- What is expected -
Search the data for the string "matplotlib" and extract every line where it appears.

+===+

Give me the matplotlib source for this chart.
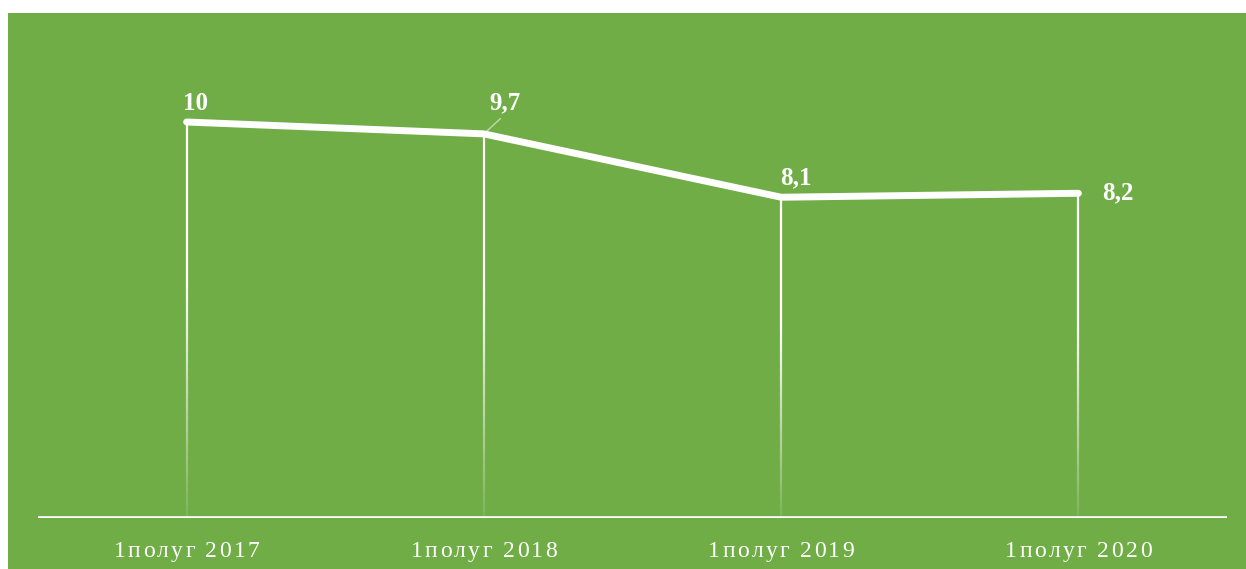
import numpy as np
import matplotlib
matplotlib.use("Agg")
import matplotlib.pyplot as plt
from matplotlib.collections import LineCollection
from matplotlib.patches import Rectangle
from matplotlib.font_manager import FontProperties, findfont, get_font

categories = ["1полуг 2017", "1полуг 2018", "1полуг 2019", "1полуг 2020"]
values = [10, 9.7, 8.1, 8.2]
value_labels = ["10", "9,7", "8,1", "8,2"]

GREEN = "#70AD47"
W, H = 1246, 569


def char_advances(text, prop):
    """Advance widths (points) of each character for the given font."""
    font = get_font(findfont(prop))
    font.set_size(prop.get_size_in_points(), 72)
    return [font.load_char(ord(c)).linearHoriAdvance / 65536 for c in text]


def spaced_label(ax, x, text, prop, tracking, dy):
    """Draw text centred at data x with extra letter spacing (points)."""
    adv = char_advances(text, prop)
    total = sum(adv) + tracking * (len(text) - 1)
    pos = -total / 2
    for ch, a in zip(text, adv):
        ax.annotate(ch, xy=(x, 0), xycoords=("data", "axes fraction"),
                    xytext=(pos, dy), textcoords="offset points",
                    ha="left", va="baseline", color="white",
                    fontproperties=prop, annotation_clip=False)
        pos += a + tracking


fig = plt.figure(figsize=(W / 100, H / 100), dpi=100, facecolor="white")
fig.patches.append(Rectangle((8 / W, 0), 1 - 8 / W, (H - 13) / H,
                             transform=fig.transFigure, facecolor=GREEN,
                             edgecolor="none", zorder=-10))

ax = fig.add_axes([38 / W, 51 / H, 1189 / W, 505 / H])
ax.set_facecolor("none")
ax.set_xlim(-0.5, len(categories) - 0.5)
ax.set_ylim(0, 505 / 39.6)
for s in ax.spines.values():
    s.set_visible(False)
ax.set_xticks([])
ax.set_yticks([])

xs = np.arange(len(categories))

# vertical drop lines fading towards the bottom
n = 60
for x, v in zip(xs, values):
    ys = np.linspace(0, v, n + 1)
    segs = [[(x, ys[i]), (x, ys[i + 1])] for i in range(n)]
    alphas = np.clip(np.linspace(0.1, 1.6, n), 0, 1)
    cols = [(1, 1, 1, a) for a in alphas]
    ax.add_collection(LineCollection(segs, colors=cols, linewidths=1.6,
                                     capstyle="butt", zorder=2))

# baseline
ax.axhline(0, color="white", lw=2.6, zorder=3)

# main line
ax.plot(xs, values, color="white", lw=5.0, solid_capstyle="round",
        solid_joinstyle="round", zorder=4)

lab_font = dict(family="Liberation Serif", weight="bold", size=18, color="white")
ax.annotate(value_labels[0], (xs[0], values[0]), xytext=(-2.5, 8.6),
            textcoords="offset points", ha="left", va="baseline", **lab_font)
ax.annotate(value_labels[1], (xs[1], values[1]), xytext=(4.3, 18),
            textcoords="offset points", ha="left", va="baseline",
            arrowprops=dict(arrowstyle="-", color=(1, 1, 1, 0.55), lw=1,
                            relpos=(0.5, 0), shrinkA=2, shrinkB=1),
            **lab_font)
ax.annotate(value_labels[2], (xs[2], values[2]), xytext=(-0.5, 9),
            textcoords="offset points", ha="left", va="baseline", **lab_font)
ax.annotate(value_labels[3], (xs[3], values[3]), xytext=(17, 0),
            textcoords="offset points", ha="left", va="center", **lab_font)

tick_prop = FontProperties(family="Liberation Serif", size=17)
for x, c in zip(xs, categories):
    spaced_label(ax, x, c, tick_prop, 1.7, -28)

fig.savefig("out.png", dpi=100, facecolor="white")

+===+

- Correct result -
Give me the matplotlib source for this chart.
import matplotlib
matplotlib.use("Agg")
import matplotlib.pyplot as plt
from matplotlib.collections import LineCollection
from matplotlib.patches import Rectangle
from matplotlib.font_manager import FontProperties, findfont, get_font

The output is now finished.